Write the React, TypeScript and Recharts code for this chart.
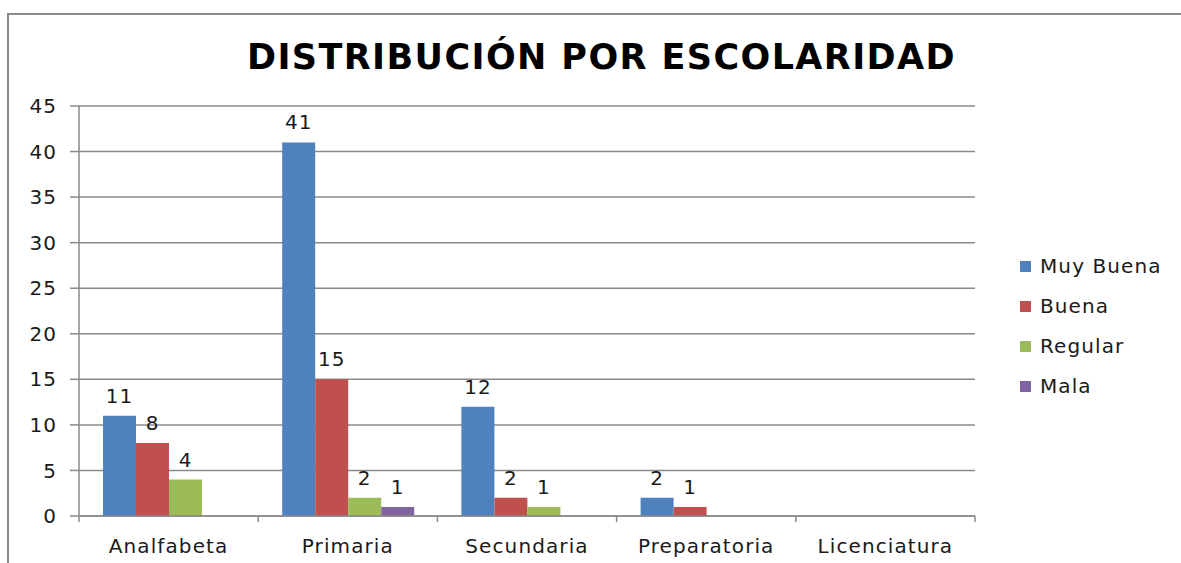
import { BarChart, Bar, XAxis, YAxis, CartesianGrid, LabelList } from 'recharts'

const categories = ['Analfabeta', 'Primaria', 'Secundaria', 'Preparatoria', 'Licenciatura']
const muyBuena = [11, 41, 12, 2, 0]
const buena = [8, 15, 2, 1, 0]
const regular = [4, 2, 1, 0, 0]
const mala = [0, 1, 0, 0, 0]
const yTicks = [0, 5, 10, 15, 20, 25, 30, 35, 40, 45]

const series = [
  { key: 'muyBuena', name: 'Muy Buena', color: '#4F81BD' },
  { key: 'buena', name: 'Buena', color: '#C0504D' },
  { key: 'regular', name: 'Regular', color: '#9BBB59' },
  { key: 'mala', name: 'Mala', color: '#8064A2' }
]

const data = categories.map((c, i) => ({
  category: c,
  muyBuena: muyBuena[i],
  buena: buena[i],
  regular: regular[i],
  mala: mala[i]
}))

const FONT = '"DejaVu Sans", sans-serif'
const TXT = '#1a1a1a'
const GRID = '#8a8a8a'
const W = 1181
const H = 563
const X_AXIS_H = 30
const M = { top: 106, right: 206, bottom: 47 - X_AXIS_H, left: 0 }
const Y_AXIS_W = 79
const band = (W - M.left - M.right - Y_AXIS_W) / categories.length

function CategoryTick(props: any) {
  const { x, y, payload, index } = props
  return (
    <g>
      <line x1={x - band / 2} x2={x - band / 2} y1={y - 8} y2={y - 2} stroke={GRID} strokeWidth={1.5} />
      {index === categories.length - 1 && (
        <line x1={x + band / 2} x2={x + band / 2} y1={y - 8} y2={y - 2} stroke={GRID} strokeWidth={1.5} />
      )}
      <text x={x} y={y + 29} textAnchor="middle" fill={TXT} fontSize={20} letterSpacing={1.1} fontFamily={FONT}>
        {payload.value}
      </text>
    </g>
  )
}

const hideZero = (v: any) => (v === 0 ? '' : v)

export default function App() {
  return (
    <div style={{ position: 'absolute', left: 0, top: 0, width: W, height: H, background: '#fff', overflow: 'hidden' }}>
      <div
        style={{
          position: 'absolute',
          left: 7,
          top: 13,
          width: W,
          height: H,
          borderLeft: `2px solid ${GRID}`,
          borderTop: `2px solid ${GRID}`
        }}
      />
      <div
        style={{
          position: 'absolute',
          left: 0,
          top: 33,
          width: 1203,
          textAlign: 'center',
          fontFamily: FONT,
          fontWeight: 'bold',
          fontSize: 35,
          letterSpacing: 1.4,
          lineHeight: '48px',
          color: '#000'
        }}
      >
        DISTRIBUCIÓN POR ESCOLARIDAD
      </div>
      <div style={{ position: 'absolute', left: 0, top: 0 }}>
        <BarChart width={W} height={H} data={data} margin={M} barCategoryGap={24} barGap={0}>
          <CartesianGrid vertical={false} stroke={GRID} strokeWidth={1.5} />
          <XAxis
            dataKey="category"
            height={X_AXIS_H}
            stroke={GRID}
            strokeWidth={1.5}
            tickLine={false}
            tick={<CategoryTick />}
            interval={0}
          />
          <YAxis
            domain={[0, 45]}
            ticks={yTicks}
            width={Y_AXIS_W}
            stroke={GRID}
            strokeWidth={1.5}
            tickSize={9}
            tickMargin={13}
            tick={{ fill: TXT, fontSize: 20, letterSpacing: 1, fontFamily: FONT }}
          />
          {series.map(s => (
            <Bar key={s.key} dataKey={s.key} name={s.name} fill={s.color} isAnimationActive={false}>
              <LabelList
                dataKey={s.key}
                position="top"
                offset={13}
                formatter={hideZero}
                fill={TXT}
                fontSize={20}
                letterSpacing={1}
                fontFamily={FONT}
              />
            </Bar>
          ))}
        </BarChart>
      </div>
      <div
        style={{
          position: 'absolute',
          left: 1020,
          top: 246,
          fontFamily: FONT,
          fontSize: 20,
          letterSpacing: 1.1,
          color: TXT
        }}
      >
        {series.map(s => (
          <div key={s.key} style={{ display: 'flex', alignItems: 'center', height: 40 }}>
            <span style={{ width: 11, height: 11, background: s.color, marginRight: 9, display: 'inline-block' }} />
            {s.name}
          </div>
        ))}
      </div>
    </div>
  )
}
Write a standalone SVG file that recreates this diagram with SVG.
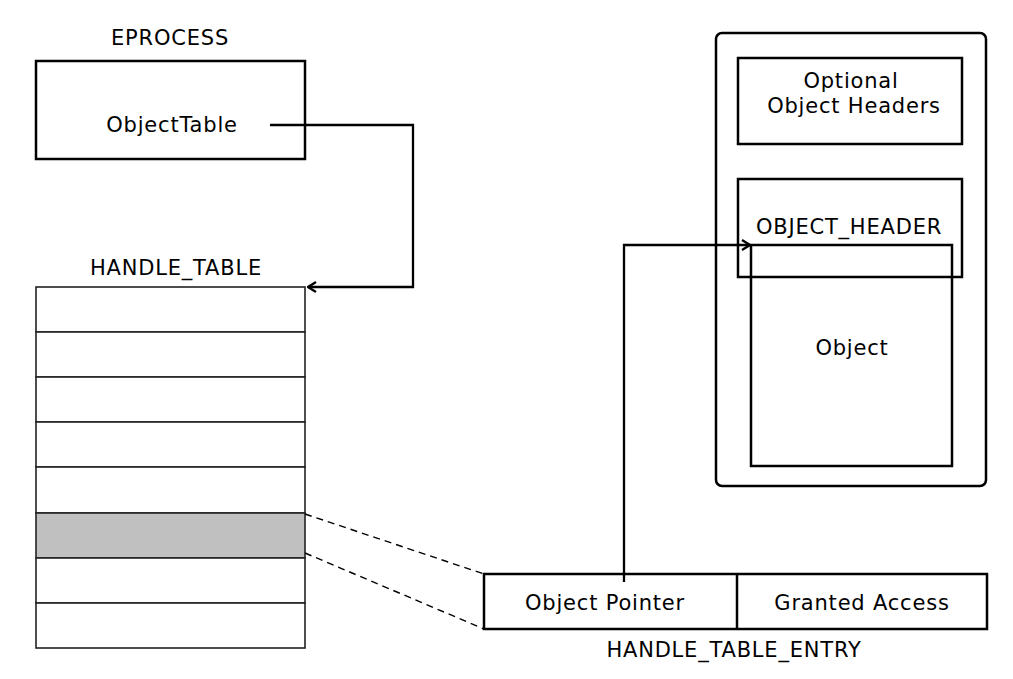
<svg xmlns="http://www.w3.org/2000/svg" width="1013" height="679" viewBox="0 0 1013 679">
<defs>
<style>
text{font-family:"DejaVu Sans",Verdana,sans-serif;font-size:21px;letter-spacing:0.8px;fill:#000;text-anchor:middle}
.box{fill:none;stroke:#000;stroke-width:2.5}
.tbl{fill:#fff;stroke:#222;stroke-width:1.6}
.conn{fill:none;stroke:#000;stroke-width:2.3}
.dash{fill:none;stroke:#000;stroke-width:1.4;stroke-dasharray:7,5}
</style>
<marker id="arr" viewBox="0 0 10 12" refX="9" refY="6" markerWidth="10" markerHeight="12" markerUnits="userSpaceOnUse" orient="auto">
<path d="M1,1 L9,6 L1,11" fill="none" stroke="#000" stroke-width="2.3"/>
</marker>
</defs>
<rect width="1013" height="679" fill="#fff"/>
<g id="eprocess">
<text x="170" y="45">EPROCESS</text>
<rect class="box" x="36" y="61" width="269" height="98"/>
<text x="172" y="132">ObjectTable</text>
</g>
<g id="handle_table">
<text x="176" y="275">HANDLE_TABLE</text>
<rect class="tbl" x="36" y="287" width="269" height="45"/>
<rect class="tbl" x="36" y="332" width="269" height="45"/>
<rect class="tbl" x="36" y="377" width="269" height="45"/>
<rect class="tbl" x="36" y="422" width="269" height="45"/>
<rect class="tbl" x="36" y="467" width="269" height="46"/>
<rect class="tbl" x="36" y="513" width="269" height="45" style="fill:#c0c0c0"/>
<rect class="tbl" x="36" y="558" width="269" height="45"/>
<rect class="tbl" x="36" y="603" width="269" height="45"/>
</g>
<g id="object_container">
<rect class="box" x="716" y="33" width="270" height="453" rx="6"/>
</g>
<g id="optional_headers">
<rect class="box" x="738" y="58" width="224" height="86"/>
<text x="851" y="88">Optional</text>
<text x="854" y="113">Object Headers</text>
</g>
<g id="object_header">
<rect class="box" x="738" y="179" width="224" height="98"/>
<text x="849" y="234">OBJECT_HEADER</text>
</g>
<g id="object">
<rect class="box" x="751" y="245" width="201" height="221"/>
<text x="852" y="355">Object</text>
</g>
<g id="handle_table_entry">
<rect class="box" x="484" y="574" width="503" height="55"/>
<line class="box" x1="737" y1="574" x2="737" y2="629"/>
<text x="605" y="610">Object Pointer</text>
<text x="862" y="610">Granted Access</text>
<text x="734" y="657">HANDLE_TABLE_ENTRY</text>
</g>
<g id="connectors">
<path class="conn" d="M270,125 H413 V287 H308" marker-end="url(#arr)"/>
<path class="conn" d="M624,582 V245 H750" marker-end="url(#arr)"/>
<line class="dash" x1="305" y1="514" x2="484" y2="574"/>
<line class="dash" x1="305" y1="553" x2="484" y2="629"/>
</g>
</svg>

--

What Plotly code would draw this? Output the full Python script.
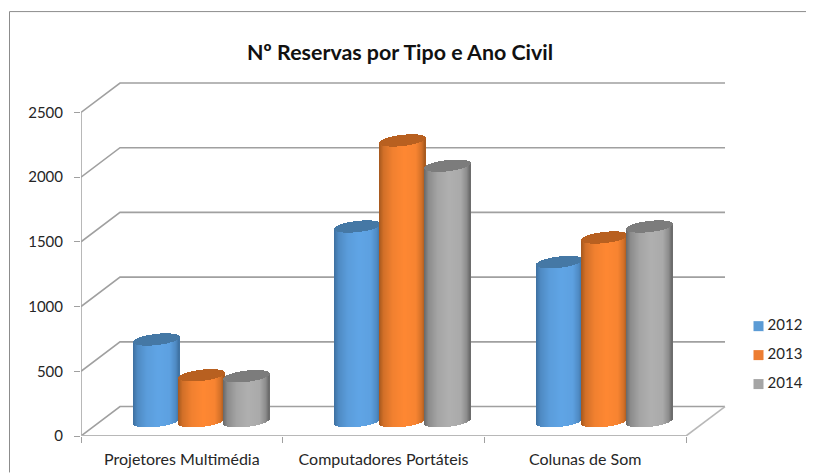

WHAT YOU WILL DO = Of the lines above, copy each that contains "code".

WRITTEN RESPONSE =
Write the React, TypeScript and Recharts code for this chart.
What Plotly code would draw this? Output the full Python script.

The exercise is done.